Oblique view — coastline profile showing vertical cliff relief and beach width.

Full cove overview from the final waypoint of the 2024 survey mission.

Drone2Map processing — photogrammetric point cloud generated from overlapping drone imagery.

Limitations

• Vegetation inclusion in DEMs. Drone2Map may have included vegetation canopy in the elevation model rather than bare ground — causing apparent "elevation gain" in vegetated areas that reflects plant growth rather than actual land surface change.
• Interpolation errors. Interpolation to bring the LiDAR DEM to 1ft × 1ft resolution introduced slight smoothing errors, particularly at steep surfaces and water-land transitions where LiDAR returns were sparse.
• Instrument accuracy differences.
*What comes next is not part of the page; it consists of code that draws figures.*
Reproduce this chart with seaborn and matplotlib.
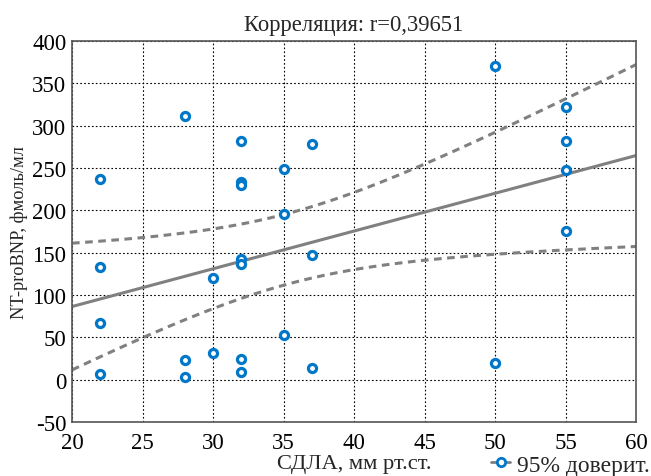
import numpy as np
import pandas as pd
import matplotlib
matplotlib.use("Agg")
import matplotlib.pyplot as plt
import seaborn as sns
from matplotlib.lines import Line2D

# Data
sdla = [22, 22, 22, 22, 28, 28, 28, 30, 30, 32, 32, 32, 32, 32, 32, 32,
        35, 35, 35, 37, 37, 37, 50, 50, 55, 55, 55, 55]
bnp = [237, 133, 67, 7, 311, 23, 3, 120, 32, 282, 233, 230, 142, 137, 24, 9,
       249, 196, 53, 278, 147, 14, 370, 20, 322, 282, 248, 175]

title_text = "Корреляция: r=0,39651"
xlabel_text = "СДЛА, мм рт.ст."
ylabel_text = "NT-proBNP, фмоль/мл"
legend_text = "95% доверит."
xticks = [20, 25, 30, 35, 40, 45, 50, 55, 60]
yticks = [-50, 0, 50, 100, 150, 200, 250, 300, 350, 400]

sns.set_theme(style="white")
plt.rcParams['font.family'] = ['Liberation Serif', 'DejaVu Serif']
plt.rcParams['axes.unicode_minus'] = False

df = pd.DataFrame({"x": sdla, "y": bnp})

# linear fit and 95% confidence band of the mean
x = np.asarray(sdla, float)
y = np.asarray(bnp, float)
n = len(x)
b, a = np.polyfit(x, y, 1)
resid = y - (a + b * x)
s = np.sqrt(np.sum(resid ** 2) / (n - 2))
sxx = np.sum((x - x.mean()) ** 2)
t_val = 2.056
xs = np.linspace(20, 60, 200)
yhat = a + b * xs
half = t_val * s * np.sqrt(1 / n + (xs - x.mean()) ** 2 / sxx)
fit = pd.DataFrame({"x": xs, "fit": yhat, "lo": yhat - half, "hi": yhat + half})

fig = plt.figure(figsize=(6.51, 4.77), dpi=100)
ax = fig.add_axes([0.1106, 0.1132, 0.8664, 0.7988])

gray = "#808080"
blue = "#0077C8"
sns.lineplot(data=fit, x="x", y="fit", ax=ax, color=gray, lw=2.2)
sns.lineplot(data=fit, x="x", y="lo", ax=ax, color=gray, lw=2.2)
sns.lineplot(data=fit, x="x", y="hi", ax=ax, color=gray, lw=2.2)
for l in ax.get_lines()[1:3]:
    l.set_linestyle((0, (2.5, 1.8)))
sns.scatterplot(data=df, x="x", y="y", ax=ax, marker="o", s=34,
                facecolor="white", edgecolor=blue, linewidth=2.3, zorder=5)

ax.set_xlim(20, 60)
ax.set_ylim(-50, 400)
ax.set_xticks(xticks)
ax.set_yticks(yticks)
ax.tick_params(length=0, labelsize=16.5, colors="black")
ax.tick_params(axis="x", pad=7)
ax.tick_params(axis="y", pad=4)
ax.grid(True, color="black", linestyle=(0, (1.5, 2)), linewidth=0.8)
for sp in ax.spines.values():
    sp.set_color("#555555")
    sp.set_linewidth(1.2)

ax.set_title(title_text, fontsize=16.3, pad=8)
ax.set_xlabel(xlabel_text, fontsize=16.2, labelpad=1)
ax.set_ylabel(ylabel_text, fontsize=13.2, labelpad=3)

handle = Line2D([0], [0], color=gray, lw=2, marker="o", markersize=6,
                markerfacecolor="white", markeredgecolor=blue, markeredgewidth=2)
fig.legend([handle], [legend_text], loc="lower right", bbox_to_anchor=(0.998, 0.001),
           frameon=False, fontsize=16.9, handlelength=0.8, handletextpad=0.3,
           borderpad=0.0, borderaxespad=0.0)

fig.savefig("out.png", dpi=100)
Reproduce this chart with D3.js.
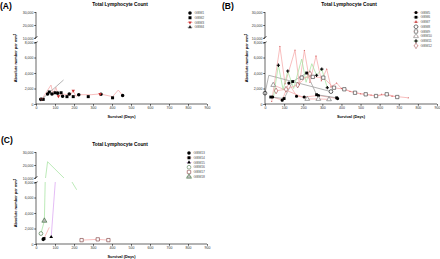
<!DOCTYPE html>
<meta charset="utf-8">
<script src="https://cdn.jsdelivr.net/npm/d3@7"></script>
<style>
body { margin: 0; background: #fff; }
svg { font-family: Arial, "Liberation Sans", sans-serif; }
</style>
<div id="chart"></div>
<script>
// tick values
const xTicks = [0, 100, 200, 300, 400, 500, 600, 700, 800, 900];
const lowTicks = [0, 2000, 4000, 6000, 8000];
const highTicks = [10000, 20000, 30000];

// panel A  [day, count]
const gbm1 = [[25,600],[61,1300],[84,1300],[114,1400],[140,1000],[175,1300],[225,1200],[342,1250],[456,1100]];
const gbm2 = [[38,600],[70,1550],[100,1450],[132,1450],[163,950],[196,950],[275,950],[403,800]];
const gbm3 = [[30,600],[79,2450],[90,1200],[105,2150],[118,1000],[140,1300],[163,1200],[180,1100],[196,1700],[210,1000],[230,1200],[290,1200],[337,1300],[403,950],[433,1800],[456,1100]];
const gbm4 = [[30,600],[145,3100]];

// panel B
const gbm5 = [[40,900],[90,500],[125,2700],[165,1000],[205,900],[280,1100],[380,700]];
const gbm6 = [[30,900],[100,700],[145,2900],[218,4000],[270,1200],[375,800]];
const gbm7 = [[35,300],[78,7400],[105,2600],[157,6950],[180,2500],[206,6900],[235,2800],[267,6200],[295,3000],[323,4500],[345,2200],[375,2700],[400,2000],[420,1900],[445,1600],[471,1500],[500,1300],[527,1250],[555,1150],[581,1000],[610,1250],[637,1200],[665,1000],[692,950],[750,800]];
const gbm8Line = [[0,1400],[20,3700],[345,1600]];
const gbm8 = [[0,1400],[345,1600]];
const gbm9 = [[192,3400],[250,3500],[305,3400],[361,2100],[415,1900],[471,1450],[527,1250],[581,1030],[637,1250],[692,900]];
const gbm10 = [[43,2450],[221,650],[279,650],[335,600]];
const gbm11Line = [[45,1000],[70,5000],[95,1800],[119,4250],[150,2000],[192,5800],[215,2800],[245,5200],[270,3700],[297,4500],[326,2100]];
const gbm11 = [[70,5000],[119,4250],[270,3700],[297,4500],[326,2100]];
const gbm12 = [[58,1700],[110,1900],[171,2450],[235,3900]];

// panel C
const gbm13 = [[38,600]];
const gbm14Line = [[42,700],[70,2150]];
const gbm14 = [[42,700]];
const gbm15 = [[80,900],[106,9500]];
const gbm15Marks = [[80,900]];
const gbm16 = [[26,1350]];
const gbm17 = [[240,500],[325,600],[381,500]];
const gbm18Line = [[26,1350],[44,3000],[61,22500],[150,9600],[214,7000]];
const gbm18 = [[44,3000]];

const pink = "#f6a8a8", green = "#a6e3a0", grey = "#9a9a9a", purple = "#dba6f2";
const tri = d3.symbolTriangle;

const panels = [
  { label: "(A)", lab: [0, 9], title: [120, 6], x0: 36, x1: 207, y0: 104, yb1: 42, yb2: 38, yTop: 12,
    ylab: [17, 58], xlabY: 118, leg: [190, 13],
    series: [
      { name: "GBM1", marks: gbm1, sym: d3.symbolCircle, fill: "#000", size: 10 },
      { name: "GBM2", marks: gbm2, sym: d3.symbolSquare, fill: "#000", size: 9 },
      { name: "GBM3", marks: gbm3.filter((d, i) => i % 4 == 0), line: gbm3, stroke: pink, sym: tri, rot: 180, fill: "#c33", size: 5 },
      { name: "GBM4", marks: gbm4.slice(0, 1), line: gbm4, stroke: grey, sym: tri, fill: "#222", size: 6 }
    ] },
  { label: "(B)", lab: [222, 9], title: [349, 6], x0: 265, x1: 437, y0: 104, yb1: 42, yb2: 38, yTop: 12,
    ylab: [248, 58], xlabY: 118, leg: [416, 12.5],
    series: [
      { name: "GBM5", marks: gbm5, line: gbm5, stroke: pink, sym: d3.symbolCircle, fill: "#000", size: 8 },
      { name: "GBM6", marks: gbm6, line: gbm6, stroke: "#999", sym: d3.symbolSquare, fill: "#000", size: 8 },
      { name: "GBM7", marks: gbm7, line: gbm7, stroke: pink, sym: tri, fill: "#c55", size: 1 },
      { name: "GBM8", marks: gbm8, line: gbm8Line, stroke: grey, sym: d3.symbolCircle, fill: "#fff", size: 11 },
      { name: "GBM9", marks: gbm9, line: gbm9, stroke: pink, sym: d3.symbolSquare, fill: "#fff", size: 11, col: "#333" },
      { name: "GBM10", marks: gbm10, line: gbm10, stroke: pink, sym: tri, fill: "#fff", size: 10, col: "#666" },
      { name: "GBM11", marks: gbm11, line: gbm11Line, stroke: green, sym: d3.symbolCross, fill: "#000", size: 6 },
      { name: "GBM12", marks: gbm12, line: gbm12, stroke: pink, sym: d3.symbolDiamond, fill: "#fff", size: 10, col: "#944" }
    ] },
  { label: "(C)", lab: [1, 143], title: [120, 146], x0: 36, x1: 207, y0: 244, yb1: 182, yb2: 178, yTop: 152,
    ylab: [17, 203], xlabY: 257.5, leg: [189, 153],
    series: [
      { name: "GBM13", marks: gbm13, sym: d3.symbolCircle, fill: "#000", size: 10 },
      { name: "GBM14", marks: gbm14, line: gbm14Line, stroke: pink, sym: d3.symbolSquare, fill: "#000", size: 9 },
      { name: "GBM15", marks: gbm15Marks, line: gbm15, stroke: purple, sym: tri, fill: "#000", size: 6 },
      { name: "GBM16", marks: gbm16, sym: d3.symbolCircle, fill: "#fff", size: 11, col: "#363" },
      { name: "GBM17", marks: gbm17, line: gbm17, stroke: pink, sym: d3.symbolSquare, fill: "#fff", size: 11, col: "#733" },
      { name: "GBM18", marks: gbm18, line: gbm18Line, stroke: green, sym: tri, fill: "#bbb", size: 11, col: "#363" }
    ] }
];

const svg = d3.select("#chart").append("svg").attr("width", 440).attr("height", 259);
const defs = svg.append("defs");

panels.forEach(function (p, pi) {
  const x = d3.scaleLinear().domain([0, 900]).range([p.x0, p.x1]);
  const yLow = d3.scaleLinear().domain([0, 8000]).range([p.y0, p.yb1]);
  const yHigh = d3.scaleLinear().domain([10000, 30000]).range([p.yb2, p.yTop]);
  const g = svg.append("g");

  // clip regions for each axis segment
  defs.append("clipPath").attr("id", "lo" + pi).append("rect")
    .attr("x", p.x0).attr("y", p.yb1).attr("width", p.x1 - p.x0).attr("height", p.y0 - p.yb1);
  defs.append("clipPath").attr("id", "hi" + pi).append("rect")
    .attr("x", p.x0).attr("y", p.yTop).attr("width", p.x1 - p.x0).attr("height", p.yb2 - p.yTop);

  g.append("text").attr("x", p.lab[0]).attr("y", p.lab[1]).attr("font-size", 8.5)
    .attr("font-weight", "bold").text(p.label);
  g.append("text").attr("x", p.title[0]).attr("y", p.title[1]).attr("font-size", 4.8)
    .attr("font-weight", "bold").attr("text-anchor", "middle").text("Total Lymphocyte Count");

  // lines drawn in both segments, clipped
  [["lo", yLow], ["hi", yHigh]].forEach(function (seg) {
    const lg = g.append("g").attr("clip-path", "url(#" + seg[0] + pi + ")");
    const line = d3.line().x(d => x(d[0])).y(d => seg[1](d[1]));
    p.series.filter(s => s.line).forEach(function (s) {
      lg.append("path").attr("d", line(s.line)).attr("fill", "none")
        .attr("stroke", s.stroke).attr("stroke-width", 0.75);
    });
  });

  // markers
  p.series.forEach(function (s) {
    const sym = d3.symbol().type(s.sym).size(s.size);
    const open = s.fill == "#fff" || s.col;
    g.append("g").selectAll("path").data(s.marks).enter().append("path")
      .attr("d", sym)
      .attr("transform", d => "translate(" + x(d[0]) + "," + (d[1] < 9000 ? yLow(d[1]) : yHigh(d[1])) + ")" + (s.rot ? " rotate(" + s.rot + ")" : ""))
      .attr("fill", s.fill).attr("stroke", open ? (s.col || "#000") : "none")
      .attr("stroke-width", 0.6);
  });

  // axes
  const xa = g.append("g").attr("transform", "translate(0," + p.y0 + ")")
    .call(d3.axisBottom(x).tickValues(xTicks).tickSize(1.8).tickPadding(0.8));
  const yl = g.append("g").attr("transform", "translate(" + p.x0 + ",0)")
    .call(d3.axisLeft(yLow).tickValues(lowTicks).tickSize(1.8).tickPadding(0.8));
  const yh = g.append("g").attr("transform", "translate(" + p.x0 + ",0)")
    .call(d3.axisLeft(yHigh).tickValues(highTicks).tickSize(1.8).tickPadding(0.8));
  [xa, yl, yh].forEach(function (a) {
    a.attr("font-size", 3.5).attr("font-family", "Arial, 'Liberation Sans', sans-serif");
    a.selectAll("text").attr("fill", "#333");
    a.selectAll("path, line").attr("stroke-width", 0.6);
    a.select(".domain").attr("d", a === xa ? "M" + p.x0 + ",0H" + p.x1 :
      (a === yl ? "M0," + p.y0 + "V" + p.yb1 : "M0," + p.yb2 + "V" + p.yTop));
  });

  // axis break marks
  [p.yb1 + 0.6, p.yb2 - 0.6].forEach(function (yy) {
    g.append("line").attr("x1", p.x0 - 1.6).attr("x2", p.x0 + 1.6)
      .attr("y1", yy + 0.9).attr("y2", yy - 0.9).attr("stroke", "#000").attr("stroke-width", 0.6);
  });

  g.append("text").attr("x", (p.x0 + p.x1) / 2 + 0).attr("y", p.xlabY).attr("font-size", 3.9)
    .attr("font-weight", "bold").attr("text-anchor", "middle").text("Survival (Days)");
  const yt = g.append("text").attr("transform", "translate(" + p.ylab[0] + "," + p.ylab[1] + ") rotate(-90)")
    .attr("font-size", 3.9).attr("font-weight", "bold").attr("text-anchor", "middle");
  yt.append("tspan").text("Absolute number per mm");
  yt.append("tspan").attr("dy", -1.2).attr("font-size", 2.6).text("3");

  // legend
  p.series.forEach(function (s, i) {
    const yy = p.leg[1] + i * 4.75;
    const sym = d3.symbol().type(s.sym).size(Math.max(s.size, 5));
    const open = s.fill == "#fff" || s.col;
    if (s.line) g.append("line").attr("x1", p.leg[0] - 2.5).attr("x2", p.leg[0] + 2.5)
      .attr("y1", yy).attr("y2", yy).attr("stroke", s.stroke).attr("stroke-width", 0.7);
    g.append("path").attr("d", sym)
      .attr("transform", "translate(" + p.leg[0] + "," + yy + ")" + (s.rot ? " rotate(" + s.rot + ")" : ""))
      .attr("fill", s.fill).attr("stroke", open ? (s.col || "#000") : "none").attr("stroke-width", 0.5);
    g.append("text").attr("x", p.leg[0] + 4.5).attr("y", yy + 1.2).attr("font-size", 3.4)
      .attr("fill", "#555").text(s.name);
  });
});
</script>
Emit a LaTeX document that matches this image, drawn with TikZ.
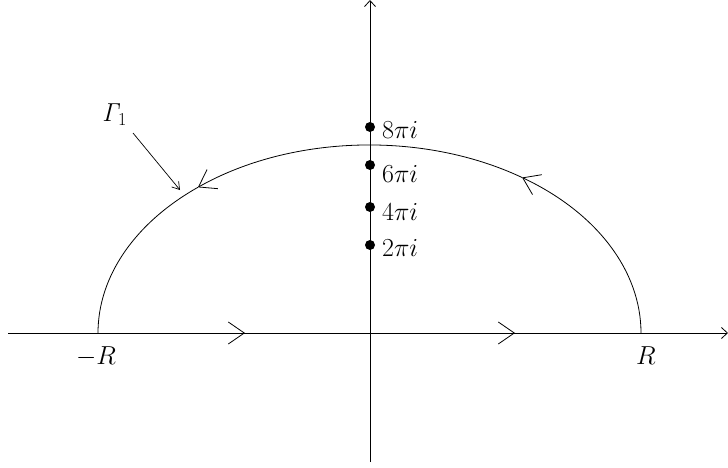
\RequirePackage{fix-cm}
\documentclass[tikz,border=0pt]{standalone}
\usetikzlibrary{arrows.meta}
\begin{document}
\begin{tikzpicture}[x=1pt,y=1pt,
  bigtip/.style={-{Straight Barb[length=16pt,width=22pt,line width=0.8pt]}},
  axistip/.style={-{Straight Barb[length=6pt,width=11pt,line width=0.8pt]}},
  curve/.style={line width=0.8pt},
  dotm/.style={circle,fill=black,inner sep=0pt,minimum size=10pt},
  lbl/.style={inner sep=0pt,font=\fontsize{26}{30}\selectfont}]
\useasboundingbox (0,0) rectangle (728,467);
% axes
\coordinate (xl) at (8,134);
\coordinate (xr) at (728,134);
\coordinate (yb) at (370,5);
\coordinate (yt) at (370,467);
\draw[curve,axistip] (xl) -- (xr);
\draw[curve,axistip] (yb) -- (yt);
% mid arrows on the axis
\coordinate (a1) at (245,134);
\coordinate (a2) at (515,134);
\draw[curve,bigtip] (xl) -- (a1);
\draw[curve,bigtip] (a1) -- (a2);
% semi-ellipse
\coordinate (Rp) at (641,134);
\draw[curve,bigtip] (Rp) arc[start angle=0,end angle=55.8,x radius=271.5,y radius=188] coordinate (c1);
\draw[curve,bigtip] (c1) arc[start angle=55.8,end angle=129.2,x radius=271.5,y radius=188] coordinate (c2);
\draw[curve] (c2) arc[start angle=129.2,end angle=180,x radius=271.5,y radius=188] coordinate (Rm);
% dots
\node[dotm] (d8) at (370,340) {};
\node[dotm] (d6) at (370,302) {};
\node[dotm] (d4) at (370,260) {};
\node[dotm] (d2) at (370,222) {};
\node[lbl,anchor=base west] (l8) at (382,329) {$8\pi i$};
\node[lbl,anchor=base west] (l6) at (382,285) {$6\pi i$};
\node[lbl,anchor=base west] (l4) at (382,247) {$4\pi i$};
\node[lbl,anchor=base west] (l2) at (382,211) {$2\pi i$};
% labels
\node[lbl,anchor=base] (mR) at (96,103) {$-R$};
\node[lbl,anchor=base] (pR) at (646,103) {$R$};
\node[lbl,anchor=base west] (G) at (102,345) {$\mathit{\Gamma}_1$};
\coordinate (gt) at (180,277);
\draw[line width=0.7pt,-{Straight Barb[length=7pt,width=9pt,line width=0.7pt]}] (133,334) -- (gt);
\end{tikzpicture}
\end{document}
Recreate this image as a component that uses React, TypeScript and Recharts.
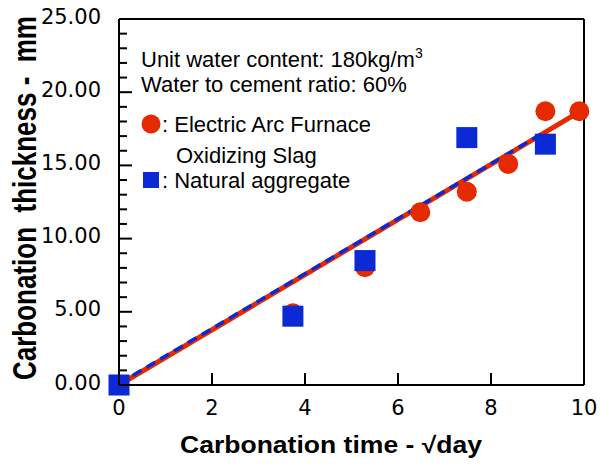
import {
  ComposedChart,
  Line,
  Scatter,
  XAxis,
  YAxis,
  ReferenceLine,
} from 'recharts'

// carbonation time in sqrt(day): 14, 28, 42, 56, 70, 84, 98 days
const eafTime = [0, 3.74, 5.29, 6.48, 7.48, 8.37, 9.17, 9.9]
const eafDepth = [0, 4.9, 8.05, 11.8, 13.2, 15.1, 18.7, 18.7]

const natTime = [0, 3.74, 5.29, 7.48, 9.17]
const natDepth = [0, 4.7, 8.5, 16.9, 16.45]

// fitted lines (end points)
const eafFitTime = [0, 9.9]
const eafFitDepth = [0, 18.65]
const natFitTime = [0, 9.17]
const natFitDepth = [0.1, 17.3]

const xTicks = [0, 2, 4, 6, 8, 10]
const yMajorTicks = [0, 5, 10, 15, 20, 25]
const yTicks = Array.from({ length: 26 }, (_, i) => i)

const RED = '#e52a00'
const BLUE = '#0b2ad6'
const TICK_FONT = 'DejaVu Sans'
const TEXT_FONT = 'Liberation Sans, Arial, sans-serif'

const zip = (xs: number[], ys: number[]) => xs.map((x, i) => ({ x, y: ys[i] }))

const eafData = zip(eafTime, eafDepth)
const natData = zip(natTime, natDepth)
const eafFit = zip(eafFitTime, eafFitDepth)
const natFit = zip(natFitTime, natFitDepth)

// eslint-disable-next-line @typescript-eslint/no-explicit-any
function YTick(props: any) {
  const { x, y, payload } = props
  const major = yMajorTicks.includes(payload.value)
  return (
    <g>
      <line x1={x} x2={x + (major ? 13 : 8)} y1={y} y2={y} stroke="#000" strokeWidth={2} />
      {major && (
        <text x={x - 18} y={y} dy={4.5} textAnchor="end" fontSize={21} fontFamily={TICK_FONT} fill="#000">
          {payload.value.toFixed(2)}
        </text>
      )}
    </g>
  )
}

// eslint-disable-next-line @typescript-eslint/no-explicit-any
function XTick(props: any) {
  const { x, y, payload } = props
  return (
    <g>
      <line x1={x} x2={x} y1={y} y2={y - 12} stroke="#000" strokeWidth={2} />
      <text x={x} y={y + 30} textAnchor="middle" fontSize={21} fontFamily={TICK_FONT} fill="#000">
        {payload.value}
      </text>
    </g>
  )
}

// eslint-disable-next-line @typescript-eslint/no-explicit-any
const circleShape = (p: any) => <circle cx={p.cx} cy={p.cy} r={10} fill={RED} />
// eslint-disable-next-line @typescript-eslint/no-explicit-any
const squareShape = (p: any) => <rect x={p.cx - 10.5} y={p.cy - 10.5} width={21} height={21} fill={BLUE} />

export default function App() {
  return (
    <div style={{ position: 'absolute', left: 0, top: 0, width: 600, height: 465 }}>
      <ComposedChart width={600} height={465} margin={{ top: 19, right: 16, left: 0, bottom: 0 }}>
        <XAxis
          type="number"
          dataKey="x"
          domain={[0, 10]}
          ticks={xTicks}
          interval={0}
          height={80}
          tickSize={0}
          tickMargin={0}
          tickLine={false}
          tick={XTick}
          axisLine={{ stroke: '#000', strokeWidth: 2 }}
        />
        <YAxis
          type="number"
          dataKey="y"
          domain={[0, 25]}
          ticks={yTicks}
          interval={0}
          width={119}
          tickSize={0}
          tickMargin={0}
          tickLine={false}
          tick={YTick}
          axisLine={{ stroke: '#000', strokeWidth: 2 }}
        />
        <ReferenceLine y={25} stroke="#000" strokeWidth={2} />
        <ReferenceLine x={10} stroke="#000" strokeWidth={2} />
        <Line data={eafFit} dataKey="y" stroke={RED} strokeWidth={5} dot={false} isAnimationActive={false} />
        <Line
          data={natFit}
          dataKey="y"
          stroke={BLUE}
          strokeWidth={3.5}
          strokeDasharray="10 6"
          dot={false}
          isAnimationActive={false}
        />
        <Scatter data={eafData} shape={circleShape} isAnimationActive={false} />
        <Scatter data={natData} shape={squareShape} isAnimationActive={false} />
      </ComposedChart>
      <svg
        width={600}
        height={465}
        style={{ position: 'absolute', left: 0, top: 0, pointerEvents: 'none' }}
        fontFamily={TEXT_FONT}
      >
        <text x={141} y={67} fontSize={22} fill="#000">
          Unit water content: 180kg/m
          <tspan dy={-9} fontSize={14}>3</tspan>
        </text>
        <text x={141} y={92} fontSize={22} fill="#000">
          Water to cement ratio: 60%
        </text>
        <circle cx={151} cy={124} r={9.5} fill={RED} />
        <text x={162} y={132} fontSize={22} fill="#000">
          : Electric Arc Furnace
        </text>
        <text x={176} y={163} fontSize={22} fill="#000">
          Oxidizing Slag
        </text>
        <rect x={143} y={172} width={16} height={16} fill={BLUE} />
        <text x={162} y={188} fontSize={22} fill="#000">
          : Natural aggregate
        </text>
        <text
          x={331}
          y={453}
          textAnchor="middle"
          fontSize={23}
          fontWeight="bold"
          fill="#000"
          textLength={302}
          lengthAdjust="spacingAndGlyphs"
        >
          Carbonation time - √day
        </text>
        <text
          x={0}
          y={0}
          transform="translate(36 198) rotate(-90) scale(1 1.25)"
          textAnchor="middle"
          fontSize={26}
          fontWeight="bold"
          fill="#000"
          style={{ whiteSpace: 'pre' }}
        >
          {'Carbonation  thickness -  mm'}
        </text>
      </svg>
    </div>
  )
}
Converting 2D imagery to 3D models introduces uncertainty that differs fundamentally from active LiDAR sensing. Cross-instrument comparison amplifies these uncertainties at fine-scale features.
• Resolution mismatch artifacts. Despite aggregation, the fundamental difference in data collection methods can produce systematic offsets that appear as false erosion or deposition patterns in the difference rasters.

Next Steps

This project establishes a baseline workflow for ongoing coastal monitoring at the USC Wrigley Institute. Future directions include integrating additional environmental variables — wave energy data, seasonal wind patterns, soil type — to understand which factors most strongly predict where erosion concentrates along the cove. Repeating drone flights annually would build a time-series dataset enabling statistical trend analysis rather than point-in-time comparison.